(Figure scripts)
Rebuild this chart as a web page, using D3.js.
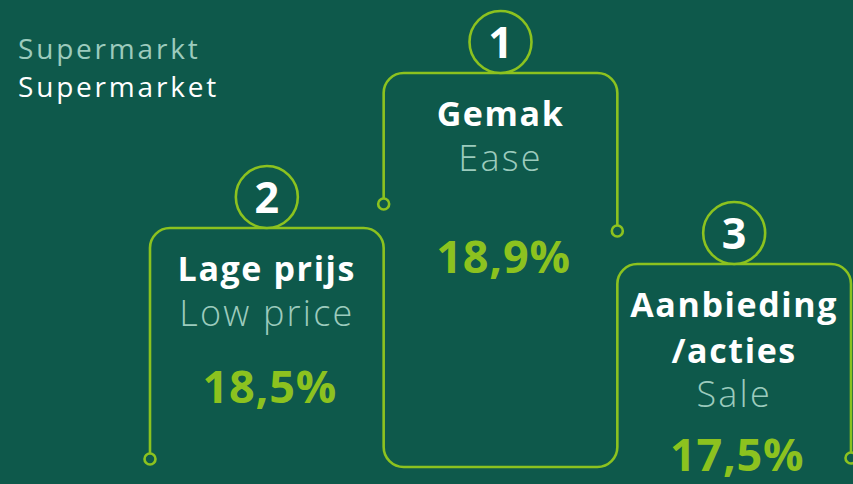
<!DOCTYPE html>
<html>
<head>
<meta charset="utf-8">
<script src="https://cdn.jsdelivr.net/npm/d3@7"></script>
<style>
  html, body { margin: 0; padding: 0; background: #0e594b; }
  svg { display: block; }
</style>
</head>
<body>
<svg id="chart" width="853" height="484"></svg>
<script>
// data, left to right as drawn
const categories = ['Lage prijs', 'Gemak', 'Aanbieding/acties']
const titleLines = [['Lage prijs'], ['Gemak'], ['Aanbieding', '/acties']]
const subtitles = ['Low price', 'Ease', 'Sale']
const ranks = [2, 1, 3]
const values = [18.5, 18.9, 17.5]
const headerLines = ['Supermarkt', 'Supermarket']

const BG = '#0e594b'
const LIME = '#8cc21f'
const PALE = '#9ccbbd'
const FONT = '"Open Sans", "DejaVu Sans", sans-serif'

const svg = d3.select('#chart')

// x position of each box
const x = d3.scaleBand()
  .domain(categories)
  .range([150, 851])

// top of each box depends on the rank (podium)
const yTop = d3.scaleOrdinal()
  .domain([1, 2, 3])
  .range([73, 228, 264])

// where the value sits under the top of the box
const valueDy = d3.scaleOrdinal()
  .domain([1, 2, 3])
  .range([200, 175, 207])

const fmt = d3.formatLocale({ decimal: ',', thousands: '.', grouping: [3], currency: ['', '%'] }).format('.1f')

const corner = 20
const bottom = 467
const numR = 31

// header
svg.selectAll('.header')
  .data(headerLines)
  .join('text')
  .attr('class', 'header')
  .attr('x', 18)
  .attr('y', (d, i) => 59 + i * 38)
  .attr('fill', (d, i) => i === 0 ? PALE : '#ffffff')
  .style('font-family', FONT)
  .style('font-weight', 400)
  .style('font-size', '28px')
  .style('letter-spacing', '2.8px')
  .text(d => d)

const rows = categories.map((c, i) => ({
  cat: c, rank: ranks[i], title: titleLines[i], sub: subtitles[i], value: values[i]
}))

function edges (cat) {
  return [x(cat), x(cat) + x.bandwidth()]
}

// outlines
const [l2, r2] = edges(categories[0])
const [l1, r1] = edges(categories[1])
const [l3, r3] = edges(categories[2])

const p1 = d3.path()
p1.moveTo(l1, 204)
p1.arcTo(l1, yTop(1), r1, yTop(1), corner)
p1.arcTo(r1, yTop(1), r1, 231, corner)
p1.lineTo(r1, 231)

const p2 = d3.path()
p2.moveTo(l2, 459)
p2.arcTo(l2, yTop(2), r2, yTop(2), corner)
p2.arcTo(r2, yTop(2), r2, bottom, corner)
p2.arcTo(r2, bottom, l3, bottom, corner)
p2.arcTo(l3, bottom, l3, yTop(3), corner)
p2.arcTo(l3, yTop(3), r3, yTop(3), corner)
p2.arcTo(r3, yTop(3), r3, 458, corner)
p2.lineTo(r3, 458)

svg.selectAll('.outline')
  .data([p1.toString(), p2.toString()])
  .join('path')
  .attr('class', 'outline')
  .attr('d', d => d)
  .attr('fill', 'none')
  .attr('stroke', LIME)
  .attr('stroke-width', 2.6)

// little end dots
const ends = [[l1, 204], [r1, 231], [l2, 459], [r3, 458]]
svg.selectAll('.end')
  .data(ends)
  .join('circle')
  .attr('class', 'end')
  .attr('cx', d => d[0])
  .attr('cy', d => d[1])
  .attr('r', 5.5)
  .attr('fill', BG)
  .attr('stroke', LIME)
  .attr('stroke-width', 2.6)

// boxes content
const g = svg.selectAll('.box')
  .data(rows)
  .join('g')
  .attr('class', 'box')
  .attr('transform', d => 'translate(' + (x(d.cat) + x.bandwidth() / 2) + ',' + yTop(d.rank) + ')')

g.append('circle')
  .attr('cy', -numR)
  .attr('r', numR)
  .attr('fill', BG)
  .attr('stroke', LIME)
  .attr('stroke-width', 2.6)

g.append('text')
  .attr('y', -numR + 16)
  .attr('text-anchor', 'middle')
  .attr('fill', '#ffffff')
  .style('font-family', FONT)
  .style('font-weight', 700)
  .style('font-size', '43px')
  .text(d => d.rank)

g.each(function (d) {
  const box = d3.select(this)
  d.title.forEach((t, i) => {
    box.append('text')
      .attr('y', 53 + i * 46)
      .attr('text-anchor', 'middle')
      .attr('fill', '#ffffff')
      .style('font-family', FONT)
      .style('font-weight', 700)
      .style('font-size', '34px')
      .style('letter-spacing', '1.6px')
      .text(t)
  })
  box.append('text')
    .attr('y', 53 + d.title.length * 45)
    .attr('text-anchor', 'middle')
    .attr('fill', PALE)
    .style('font-family', FONT)
    .style('font-weight', 300)
    .style('font-size', '36px')
    .style('letter-spacing', '2.2px')
    .text(d.sub)
  box.append('text')
    .attr('x', 3)
    .attr('y', valueDy(d.rank))
    .attr('text-anchor', 'middle')
    .attr('fill', LIME)
    .style('font-family', FONT)
    .style('font-weight', 700)
    .style('font-size', '45px')
    .style('letter-spacing', '0.8px')
    .text(fmt(d.value) + '%')
})
</script>
</body>
</html>
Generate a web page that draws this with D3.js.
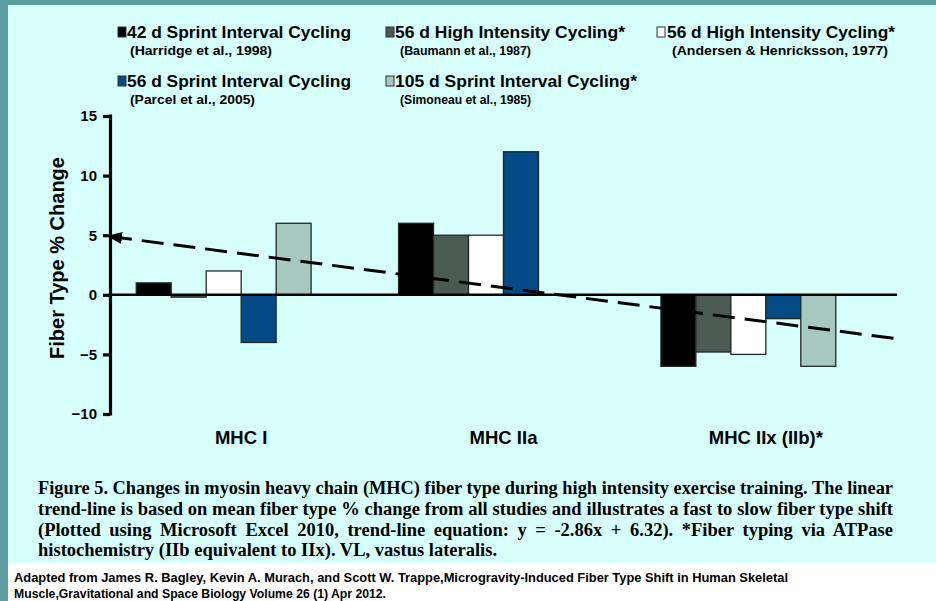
<!DOCTYPE html>
<html>
<head>
<meta charset="utf-8">
<script src="https://cdn.jsdelivr.net/npm/d3@7"></script>
<style>
  html, body { margin: 0; padding: 0; background: #ffffff; }
  svg { display: block; }
</style>
</head>
<body>
<svg id="chart" width="936" height="601"></svg>
<script>
// Fiber type % change by MHC isoform, five training studies
const categories = ["MHC I", "MHC IIa", "MHC IIx (IIb)*"];
const seriesNames = [
  "42 d Sprint Interval Cycling",
  "56 d High Intensity Cycling*",
  "56 d High Intensity Cycling*",
  "56 d Sprint Interval Cycling",
  "105 d Sprint Interval Cycling*"
];
const seriesRefs = [
  "(Harridge et al., 1998)",
  "(Baumann et al., 1987)",
  "(Andersen & Henricksson, 1977)",
  "(Parcel et al., 2005)",
  "(Simoneau et al., 1985)"
];
const harridge1998  = [1, 6, -6];
const baumann1987   = [-0.2, 5, -4.8];
const andersen1977  = [2, 5, -5];
const parcel2005    = [-4, 12, -2];
const simoneau1985  = [6, 0, -6];
const seriesValues = [harridge1998, baumann1987, andersen1977, parcel2005, simoneau1985];
const seriesColors = ["#000000", "#4b5b53", "#ffffff", "#044a86", "#a6c8bf"];
// six bar slots per category; the last one stays empty
const slots = [0, 1, 2, 3, 4, 5];
const yTicks = [15, 10, 5, 0, -5, -10];
// linear trend of the category means: y = -2.86x + 6.32
const trendSlope = -2.86;
const trendIntercept = 6.32;
const trendSpan = [0.5, 3.5];

const captionLines = [
  "Figure 5. Changes in myosin heavy chain (MHC) fiber type during high intensity exercise training. The linear",
  "trend-line is based on mean fiber type % change from all studies and illustrates a fast to slow fiber type shift",
  "(Plotted using Microsoft Excel 2010, trend-line equation: y = -2.86x + 6.32). *Fiber typing via ATPase",
  "histochemistry (IIb equivalent to IIx). VL, vastus lateralis."
];
const sourceLines = [
  "Adapted from James R. Bagley, Kevin A. Murach, and Scott W. Trappe,Microgravity-Induced Fiber Type Shift in Human Skeletal",
  "Muscle,Gravitational and Space Biology Volume 26 (1) Apr 2012."
];

const svg = d3.select("#chart");
const W = 936, H = 601;

// set a text line to a given width: condense glyphs when too long, widen word gaps when short
function fitWidth(node, target, justify) {
  const w = node.getComputedTextLength();
  const sel = d3.select(node);
  if (w > target || !justify) {
    sel.attr("textLength", target).attr("lengthAdjust", "spacingAndGlyphs");
  } else {
    const gaps = (node.textContent.match(/ /g) || []).length;
    if (gaps > 0) sel.style("word-spacing", ((target - w) / gaps) + "px");
  }
}

// slide frame: teal border, pale cyan panel, white footer
svg.append("rect").attr("x", 0).attr("y", 0).attr("width", W).attr("height", H).attr("fill", "#ffffff");
svg.append("rect").attr("x", 0).attr("y", 0).attr("width", W).attr("height", 5).attr("fill", "#5f9ea0");
svg.append("rect").attr("x", 0).attr("y", 0).attr("width", 8).attr("height", H).attr("fill", "#5f9ea0");
svg.append("rect").attr("x", 8).attr("y", 5).attr("width", W - 8).attr("height", 558).attr("fill", "#d7fffc");

const plot = { left: 110, right: 897, top: 116, bottom: 414 };

const y = d3.scaleLinear().domain([-10, 15]).range([plot.bottom, plot.top]);
const x0 = d3.scaleBand().domain(categories).range([plot.left, plot.right]).paddingInner(0).paddingOuter(0);
const x1 = d3.scaleBand().domain(slots).range([0, x0.bandwidth()]).paddingInner(0).paddingOuter(0.75);
const xt = d3.scaleLinear().domain(trendSpan).range([plot.left, plot.right]);

const sans = "'Liberation Sans', Arial, Helvetica, sans-serif";

// bars
const bars = [];
seriesValues.forEach((vals, s) => {
  vals.forEach((v, c) => bars.push({ s, c, v }));
});
svg.append("g").selectAll("rect").data(bars.filter(d => d.v !== 0)).join("rect")
  .attr("x", d => x0(categories[d.c]) + x1(d.s))
  .attr("width", x1.bandwidth())
  .attr("y", d => y(Math.max(0, d.v)))
  .attr("height", d => Math.abs(y(d.v) - y(0)))
  .attr("fill", d => seriesColors[d.s])
  .attr("stroke", "#1e2a26")
  .attr("stroke-width", 1.3);

// zero line
svg.append("line")
  .attr("x1", plot.left).attr("x2", plot.right)
  .attr("y1", y(0)).attr("y2", y(0))
  .attr("stroke", "#000").attr("stroke-width", 2.6);

// y axis
const yAxis = d3.axisLeft(y).tickValues(yTicks).tickSize(7).tickSizeOuter(0).tickPadding(6).tickFormat(d3.format("d"));
const gy = svg.append("g").attr("transform", `translate(${plot.left},0)`).call(yAxis);
gy.select(".domain").attr("stroke", "#000").attr("stroke-width", 3.2)
  .attr("d", `M0.5,${plot.top - 1.5}V${plot.bottom + 1.5}`);
gy.selectAll(".tick line").attr("stroke", "#000").attr("stroke-width", 3.2);
gy.selectAll(".tick text")
  .attr("fill", "#000").style("font-family", sans).style("font-weight", "bold").style("font-size", "15px");

svg.append("text")
  .attr("transform", "translate(64,258) rotate(-90)")
  .attr("text-anchor", "middle")
  .style("font-family", sans).style("font-weight", "bold").style("font-size", "20px")
  .attr("fill", "#000")
  .text("Fiber Type % Change");

// category labels
svg.append("g").selectAll("text").data(categories).join("text")
  .attr("x", d => x0(d) + x0.bandwidth() / 2)
  .attr("y", 444)
  .attr("text-anchor", "middle")
  .style("font-family", sans).style("font-weight", "bold").style("font-size", "18.5px")
  .attr("fill", "#000")
  .text(d => d);

// trend line with arrow at the start
const defs = svg.append("defs");
defs.append("marker")
  .attr("id", "arrowHead")
  .attr("markerUnits", "userSpaceOnUse")
  .attr("viewBox", "0 0 15 12")
  .attr("refX", 12).attr("refY", 6)
  .attr("markerWidth", 15).attr("markerHeight", 12)
  .attr("orient", "auto-start-reverse")
  .append("path").attr("d", "M0,0L15,6L0,12Z").attr("fill", "#000");

const trendPts = trendSpan.map(t => [xt(t), y(trendSlope * t + trendIntercept)]);
svg.append("path")
  .attr("d", d3.line()(trendPts))
  .attr("fill", "none")
  .attr("stroke", "#000")
  .attr("stroke-width", 3)
  .attr("stroke-dasharray", "22,10")
  .attr("marker-start", "url(#arrowHead)");

// legend
const legendPos = [
  { mx: 118, tx: 127, sx: 130, y: 38, w: 224, sw: 142 },
  { mx: 386, tx: 395, sx: 400, y: 38, w: 230, sw: 131 },
  { mx: 657, tx: 667, sx: 672, y: 38, w: 228, sw: 216 },
  { mx: 118, tx: 127, sx: 130, y: 87, w: 224, sw: 125 },
  { mx: 386, tx: 395, sx: 400, y: 87, w: 242, sw: 131 }
];
const lg = svg.append("g").selectAll("g").data(seriesNames).join("g");
lg.append("rect")
  .attr("x", (d, i) => legendPos[i].mx)
  .attr("y", (d, i) => legendPos[i].y - 11)
  .attr("width", 8).attr("height", 10)
  .attr("fill", (d, i) => seriesColors[i])
  .attr("stroke", "#333").attr("stroke-width", 1);
lg.append("text")
  .attr("x", (d, i) => legendPos[i].tx)
  .attr("y", (d, i) => legendPos[i].y)
  .style("font-family", sans).style("font-weight", "bold").style("font-size", "17px")
  .attr("fill", "#000")
  .text(d => d)
  .each(function (d, i) { fitWidth(this, legendPos[i].w, false); });
lg.append("text")
  .attr("x", (d, i) => legendPos[i].sx)
  .attr("y", (d, i) => legendPos[i].y + 17)
  .style("font-family", sans).style("font-weight", "bold").style("font-size", "13px")
  .attr("fill", "#000")
  .text((d, i) => seriesRefs[i])
  .each(function (d, i) { fitWidth(this, legendPos[i].sw, false); });

// figure caption; the first three lines are justified by widening word gaps
const capY = [494, 515, 536, 556];
const capW = 855;
svg.append("g").selectAll("text").data(captionLines).join("text")
  .attr("x", 38)
  .attr("y", (d, i) => capY[i])
  .style("font-family", "'Liberation Serif', 'Times New Roman', serif")
  .style("font-weight", "bold").style("font-size", "18.5px")
  .attr("fill", "#000")
  .text(d => d)
  .each(function (d, i) { if (i < captionLines.length - 1) fitWidth(this, capW, true); });

// source note
const srcW = [774, 372];
svg.append("g").selectAll("text").data(sourceLines).join("text")
  .attr("x", 14)
  .attr("y", (d, i) => 582 + i * 16)
  .style("font-family", sans).style("font-weight", "bold").style("font-size", "13.5px")
  .attr("fill", "#000")
  .text(d => d)
  .each(function (d, i) { fitWidth(this, srcW[i], false); });
</script>
</body>
</html>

To be done –
Exactly reproduce the run of lines from the start of the listing through the line with "currency: ['', '%']", inclusive; pictures are not copied.

Solution to the exercise –
Rebuild this chart as a web page, using D3.js.
<!DOCTYPE html>
<html>
<head>
<meta charset="utf-8">
<script src="https://cdn.jsdelivr.net/npm/d3@7"></script>
<style>
  html, body { margin: 0; padding: 0; background: #0e594b; }
  svg { display: block; }
</style>
</head>
<body>
<svg id="chart" width="853" height="484"></svg>
<script>
// data, left to right as drawn
const categories = ['Lage prijs', 'Gemak', 'Aanbieding/acties']
const titleLines = [['Lage prijs'], ['Gemak'], ['Aanbieding', '/acties']]
const subtitles = ['Low price', 'Ease', 'Sale']
const ranks = [2, 1, 3]
const values = [18.5, 18.9, 17.5]
const headerLines = ['Supermarkt', 'Supermarket']

const BG = '#0e594b'
const LIME = '#8cc21f'
const PALE = '#9ccbbd'
const FONT = '"Open Sans", "DejaVu Sans", sans-serif'

const svg = d3.select('#chart')

// x position of each box
const x = d3.scaleBand()
  .domain(categories)
  .range([150, 851])

// top of each box depends on the rank (podium)
const yTop = d3.scaleOrdinal()
  .domain([1, 2, 3])
  .range([73, 228, 264])

// where the value sits under the top of the box
const valueDy = d3.scaleOrdinal()
  .domain([1, 2, 3])
  .range([200, 175, 207])

const fmt = d3.formatLocale({ decimal: ',', thousands: '.', grouping: [3], currency: ['', '%'] }).format('.1f')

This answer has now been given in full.